There are still some isolated pockets of the economy where the old rules apply, but you have to wonder how long they can hold out. Consider the plight of supermarket workers in southern California. For the past five weeks, 70,000 union workers have been on strike against the region's three big supermarket chains.

Historically, the union enjoyed a relationship with the markets that very much resembled Detroit circa 1970. The markets negotiated a single union deal, so the stores all paid the same wages. By supermarket standards, those wages are excellent. An experienced cashier can earn as much as $17.90 an hour plus a very attractive healthcare package. "It worked because no one rocked the boat," said Daniel Mitchell, a management professor at UCLA.

Until now. Wal-Mart has set its sights on Southern California and that prospect has the California stores nervous. Wal-Mart has lower costs for everything, including labor. Its nonunion employees typically make $8 to $9 an hour with fairly modest healthcare benefits.

Wal-Mart's "aggressive expansion will continue to steal share away from conventional food retailers at an alarming pace," wrote Retail Forward, a Columbus, Ohio, consulting firm, in a recent report.

With the enemy at the gate, the California markets want to freeze wages for existing workers and pay new hires far less. The union has dug in its heels, but it is hard to see how workers can hold their ground in a radically different competitive landscape.

Union workers at Verizon are doing better. In September the telephone giant signed a five-year contract with 79,000 union members that preserved wages and benefits.

So what's the problem? Verizon is under assault from a series of new technologies that are putting pressure on the company and its workers. Virtually all of Verizon's unions work in the traditional end of the business, the old monopoly operation that provides local phone service.

For the past three years, that business has declined. Customers are deserting Verizon's land lines in favor of wireless service, cable service, and local service offered by long-distance companies. Much of the competition is nonunion.

The result: Verizon's sales have been flat for two years and the company must cut costs. Verizon managers and union members have been offered a buyout and more than 20,000 of them may accept the package. The unions support the buyout, but union membership will inevitably diminish.

Howard Anderson predicts the downsizing will continue. "All the forces out there will erode the need for a high-cost, unionized work force," said Anderson, president of YankeeTek, a Boston venture capital firm.

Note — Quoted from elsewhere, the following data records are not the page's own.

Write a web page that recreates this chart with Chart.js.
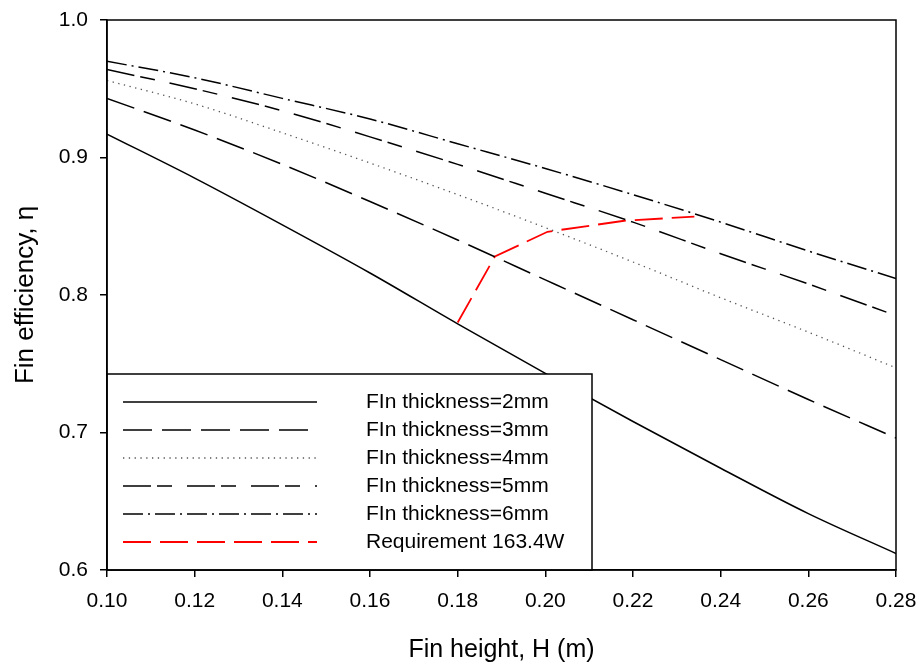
<!DOCTYPE html>
<html>
<head>
<meta charset="utf-8">
<script src="https://cdn.jsdelivr.net/npm/chart.js@4.4.0/dist/chart.umd.min.js"></script>
<style>
  body { margin: 0; background: #fff; }
</style>
</head>
<body>
<canvas id="myChart" width="923" height="667"></canvas>
<script>
const heights = [0.10, 0.12, 0.14, 0.16, 0.18, 0.20, 0.22, 0.24, 0.26, 0.28];
const eta2mm = [0.917, 0.885, 0.851, 0.816, 0.779, 0.743, 0.708, 0.674, 0.641, 0.612];
const eta3mm = [0.943, 0.920, 0.895, 0.868, 0.840, 0.811, 0.782, 0.753, 0.724, 0.696];
const eta4mm = [0.956, 0.939, 0.918, 0.896, 0.873, 0.849, 0.824, 0.798, 0.773, 0.747];
const eta5mm = [0.964, 0.950, 0.934, 0.915, 0.895, 0.874, 0.853, 0.830, 0.808, 0.785];
const eta6mm = [0.970, 0.958, 0.943, 0.928, 0.910, 0.892, 0.873, 0.853, 0.832, 0.812];
const reqHeights = [0.180, 0.1885, 0.2005, 0.218, 0.234];
const reqEta = [0.780, 0.828, 0.846, 0.854, 0.857];
const xTicks = [0.10, 0.12, 0.14, 0.16, 0.18, 0.20, 0.22, 0.24, 0.26, 0.28];
const yTicks = [0.6, 0.7, 0.8, 0.9, 1.0];
const labels = ['FIn thickness=2mm', 'FIn thickness=3mm', 'FIn thickness=4mm',
                'FIn thickness=5mm', 'FIn thickness=6mm', 'Requirement 163.4W'];

const FONT = "'Liberation Sans', Arial, sans-serif";

function pairs(xs, ys) {
    return xs.map((x, i) => ({x: x, y: ys[i]}));
}

function line(label, xs, ys, color, dash, width, smooth) {
    return {
        label: label,
        data: pairs(xs, ys),
        showLine: true,
        fill: false,
        borderColor: color,
        backgroundColor: color,
        borderWidth: width,
        borderDash: dash,
        pointRadius: 0,
        cubicInterpolationMode: smooth ? 'monotone' : 'default',
        tension: 0
    };
}

// legend box sitting in the lower-left corner of the plot
const boxLegend = {
    id: 'boxLegend',
    afterDatasetsDraw(chart) {
        const ctx = chart.ctx;
        const area = chart.chartArea;
        const left = area.left, right = 592, top = 374, bottom = area.bottom;
        ctx.save();
        ctx.fillStyle = '#fff';
        ctx.fillRect(left, top, right - left, bottom - top);
        ctx.strokeStyle = '#000';
        ctx.lineWidth = 1.5;
        ctx.strokeRect(left, top, right - left, bottom - top);
        ctx.font = '21px ' + FONT;
        ctx.textBaseline = 'middle';
        chart.data.datasets.forEach((ds, i) => {
            const y = 402 + i * 28;
            ctx.beginPath();
            ctx.setLineDash(ds.borderDash || []);
            ctx.strokeStyle = ds.borderColor;
            ctx.lineWidth = ds.borderWidth;
            ctx.moveTo(123, y);
            ctx.lineTo(317, y);
            ctx.stroke();
            ctx.setLineDash([]);
            ctx.fillStyle = '#000';
            ctx.fillText(ds.label, 366, y);
        });
        ctx.restore();
    },
    afterDraw(chart) {
        const ctx = chart.ctx;
        const a = chart.chartArea;
        ctx.save();
        ctx.strokeStyle = '#000';
        ctx.lineWidth = 1.5;
        ctx.strokeRect(a.left, a.top, a.right - a.left, a.bottom - a.top);
        ctx.restore();
    }
};

const ctx = document.getElementById('myChart').getContext('2d');
const effChart = new Chart(ctx, {
    type: 'scatter',
    data: {
        datasets: [
            line(labels[0], heights, eta2mm, '#000', [], 1.5, true),
            line(labels[1], heights, eta3mm, '#000', [29, 10], 1.5, true),
            line(labels[2], heights, eta4mm, '#555', [1.3, 4.5], 1.3, true),
            line(labels[3], heights, eta5mm, '#000', [28, 6, 15, 15], 1.5, true),
            line(labels[4], heights, eta6mm, '#000', [20, 5, 2, 5], 1.5, true),
            line(labels[5], reqHeights, reqEta, '#ff0000', [28, 9], 1.8, false)
        ]
    },
    options: {
        responsive: false,
        animation: false,
        layout: { padding: { top: 20, right: 27, left: 0, bottom: 0 } },
        plugins: {
            legend: { display: false },
            tooltip: { enabled: false }
        },
        scales: {
            x: {
                type: 'linear',
                min: 0.10,
                max: 0.28,
                afterBuildTicks: (scale) => { scale.ticks = xTicks.map(v => ({value: v})); },
                afterFit: (scale) => {
                    scale.height = 97;
                    scale.paddingLeft = 0;
                    scale.paddingRight = 0;
                },
                ticks: {
                    color: '#000',
                    font: { family: FONT, size: 21 },
                    padding: 12,
                    callback: (v) => Number(v).toFixed(2)
                },
                grid: { drawOnChartArea: false, drawTicks: true, tickLength: 7, color: '#000', lineWidth: 1.5 },
                border: { color: '#000', width: 1.5 },
                title: {
                    display: true,
                    text: 'Fin height, H (m)',
                    color: '#000',
                    font: { family: FONT, size: 25 },
                    padding: { top: 0, bottom: 2 }
                }
            },
            y: {
                type: 'linear',
                min: 0.6,
                max: 1.0,
                afterBuildTicks: (scale) => { scale.ticks = yTicks.map(v => ({value: v})); },
                afterFit: (scale) => {
                    scale.width = 107;
                    scale.paddingTop = 0;
                    scale.paddingBottom = 0;
                },
                ticks: {
                    color: '#000',
                    font: { family: FONT, size: 21 },
                    padding: 12,
                    callback: (v) => Number(v).toFixed(1)
                },
                grid: { drawOnChartArea: false, drawTicks: true, tickLength: 7, color: '#000', lineWidth: 1.5 },
                border: { color: '#000', width: 1.5 },
                title: {
                    display: true,
                    text: 'Fin efficiency, η',
                    color: '#000',
                    font: { family: FONT, size: 26 },
                    padding: { top: 10, bottom: 0 }
                }
            }
        }
    },
    plugins: [boxLegend]
});
</script>
</body>
</html>
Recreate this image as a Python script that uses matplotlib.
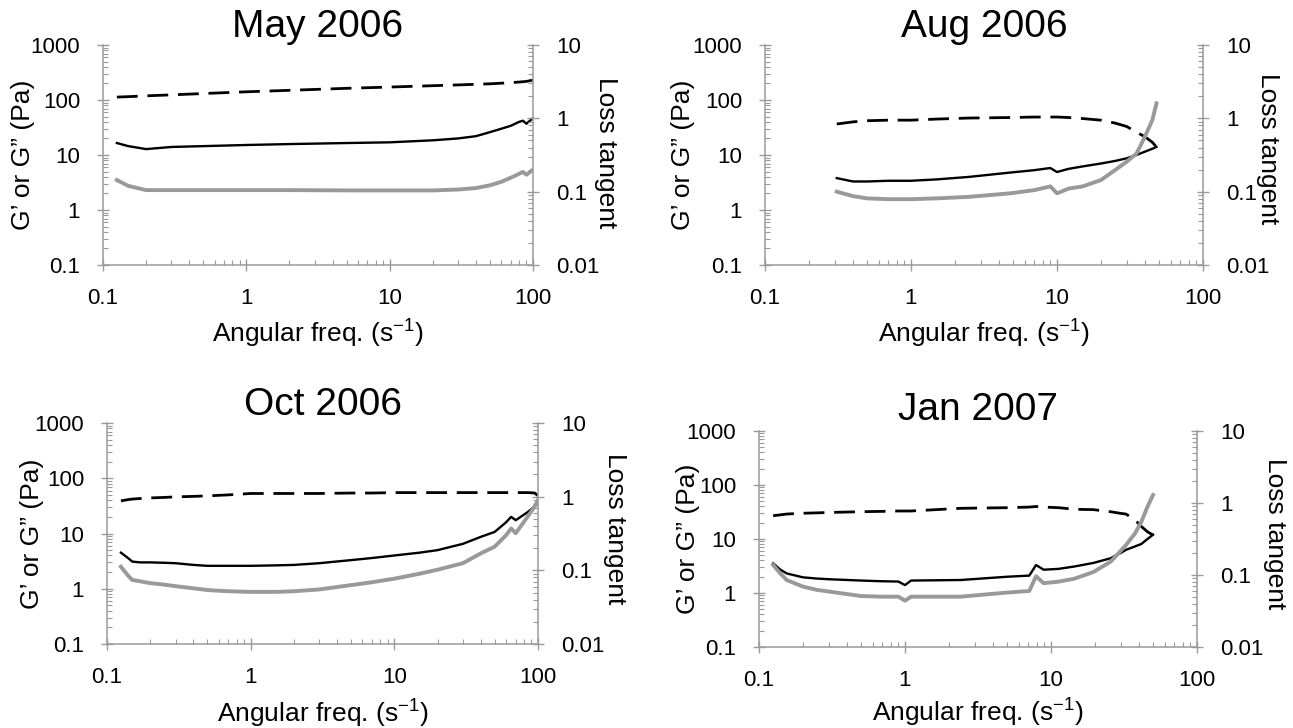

In case you missed the point here, let me spell it out: We live in a harsh world in which companies keep finding ways -- from outsourcing to new technology -- to wring excessive costs from their operations. Unfortunately one man's excessive costs are another man's middle-class wages. Unions won those wages in a more benign competitive climate. In today's bare-knuckle environment, hanging on to past gains will only get harder.